US Slow Growth Economy: It Doesn’t Mean Your Growth has to be Sluggish Too

US Slow Growth Economy: It Doesn’t Mean Your Growth has to be Sluggish Too

The Federal Reserve, along with an average assessment among economists, are publicly setting growth expectations lower than historical averages. Last month, Ben Bernanke said, “There is a reasonable chance, looking at the long run of history, that the U.S. will return to health growth somewhere in the 3% range.”

I’m sure that just like me, you too are tingling with this confident reassurance … “reasonable” and “somewhere in the range”. Not exactly the cup of coffee I like to wake up to in the morning.

I constantly pound the inflation drum to clients. People have to keep in mind that “growth” must always be defined in “real dollars”. Money must be persistently thought of as having a set ability to purchase goods. If inflation is 3% and your money is safely sewn into your mattress, your money is safely loosing 3%. The Federal Reserve’s inflation target is in the 2-3% range. To project U.S. growth in the 3% range suggests that in real dollars, the Fed is projecting no real growth.

And here’s the pinch: Investors are not necessarily bound to this dynamic. Companies can thrive in an environment like this simply by means of economic survival of the fittest.

To illustrate, let’s say here in Denver there are two TV stores called “ABC” and “XYZ”. Let’s say that the Denver market demand for TVs was 1,000 and these two companies split the market share exactly 50/50 (each store sold 500 TVs). Let’s say the economy slows down and demand for TVs drops to 600. The two stores struggle and cut back as they’re down selling 300 TVs each instead of 500. Eventually “XYZ” goes bankrupt and boards up the windows. “ABC” is then the sole survivor to service the market demand of 600 TVs. The result is that simply because they held out, their sales actually went up 20% from before the slowdown (when they were selling 500 TVs) to now in an environment with less competition (when they are now selling 600 TVs).

However, Denver as an economy may not be better because of it. The people who worked for “XYZ” are now out of work. The tax revenue of the 600 TVs is much less to the municipalities. You get the idea.

This is why an investor has the potential to experience growth that outpaces a sluggish economy. It is not an investing environment where you are able to throw a dart at the Wall Street Journal and make money, but by no means is stock growth locked into the rate of growth of the broader economy. The stock market and the economy are two different things.

And this is precisely what we’ve seen. The companies that have survived are on a whole hoarding cash. Years ago they cut costs and have historically never been more productive relative to costs than they are right now. Naturally not every company is like this, but this is looking at the broader market. Not only this, but it is not as though US companies are bound to American demand. Roughly half of the sales from US automakers come from buyers overseas. This is where if you think like a CEO for a moment: What’s the projection of US demand? Below normal. Where are people who’ve never bought my product before? Not here.

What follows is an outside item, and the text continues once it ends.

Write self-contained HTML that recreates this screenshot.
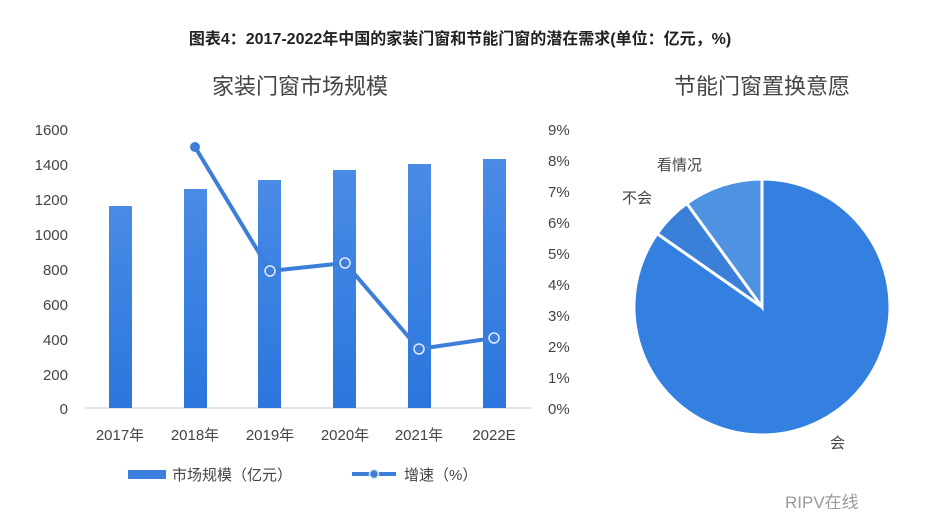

In my opinion, it’s easier to invest in an environment like now. In my lifetime, I have never seen such a vacuum of hype in investing. In the past three years the stock market doubled and it hasn’t even gotten the public’s attention which could be one of the greatest gifts that an investor can get. It’s generally a bad thing when the masses are excited about investing. It is smart to loathe bullishness in anyone but you and love it when everyone else is bearish and you hear of people bragging about selling out of their stocks. The irony of investing is that investor sentiment is largely driven off broader economic news, but nobody ever said that companies are bound by the broader economy. Once demand has stabilized and perhaps some competitors have left the supply side, it’s a dream environment when unemployment is high, interest rates are low, and when people are hesitant to take a risk and compete.

The opinions voiced in this material are for general information only and are not intended to provide specific advice or recommendations for any individual. To determine which investment(s) may be appropriate for you, consult your financial advisor prior to investing. All performance referenced is historical and is no guarantee of future results.